Iceland eyes more stores as losses halved in Republic

Food retailer Iceland has confirmed plans to expand the number of its stores in the Republic as its losses more than halved.

Iceland eyes more stores as losses halved in Republic

The accounts filed by Iceland Stores Ireland Ltd show the pre-tax loss dropped to €364,000 from €771,000 in the 12 months of trading to March 24.

Revenues increased by almost a third to €30.1m, helped by new stores openings. The group has 16 shops and now plans to open more.

Iceland has seven stores in seven in Dublin, as well as in Carlow, Clonmel, Co Tipperary, Douglas, Cork, Galway, Letterkenny, Co Donegal, Longford, Midleton, Co Cork, Tralee, Co Kerry, and Waterford.

The directors said in the accounts that the business continued to trade successfully. It made an after-tax loss of €263,000 after posting a tax credit of €101,000.

Iceland had shut seven stores in 2005 due to poor trading but it reopened in 2009 under a different owner.

And it has so far accumulated losses of €4.17m. Its latest expansion means it now employs 226 people, including 17 staff at its head office, and staff costs rose €940,000 to €3.89m.

Cost of sales increased to €21.54m from €15.57m, while administrative expenses rose to €8.97m from €6.9m.

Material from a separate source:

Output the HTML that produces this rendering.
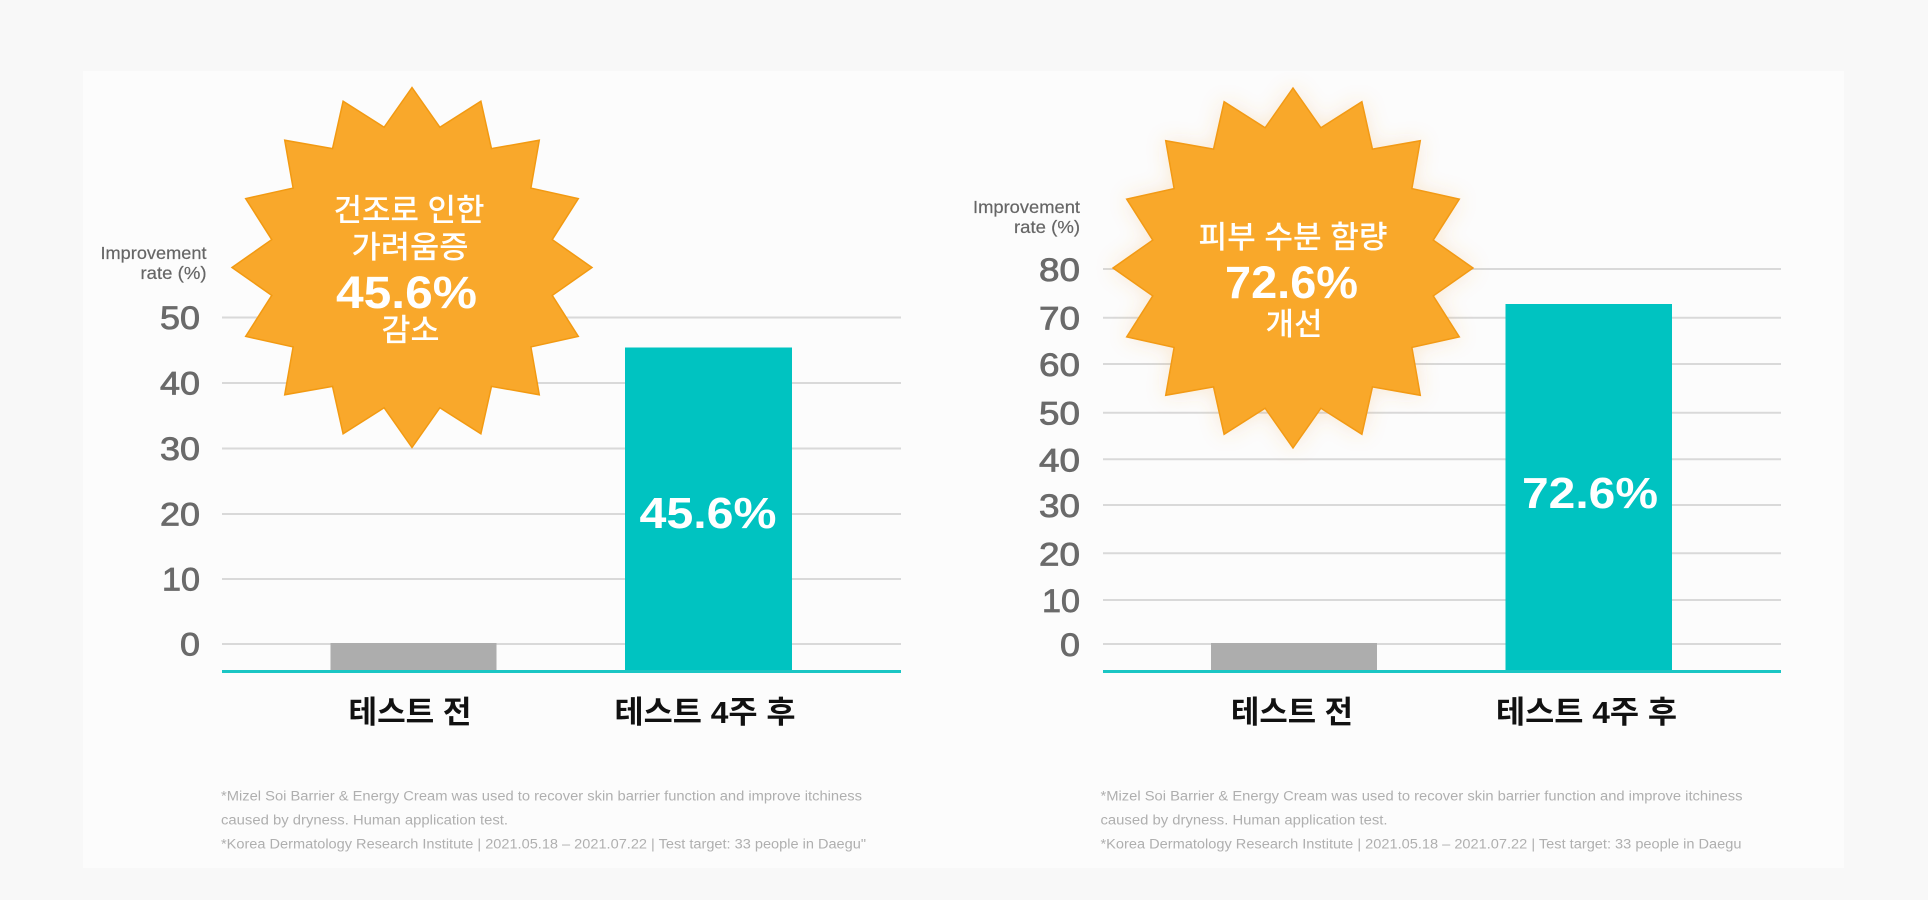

The loss takes into account restructuring and legal costs of €30,000, as well as non-cash depreciation costs of €791,000. Pay to directors last year increased sharply from €161,000 to €233,000. The expansion means its operating leases increased to just over €1m from €898,000.

Its shareholders’ deficit stood at €1.2m but the cash pile increased from €839,000 to €1.48m.

Its UK parent posted pre-tax profits last year of £67.3m (€73.9m) as revenues increased from £2.65bn to £2.77bn.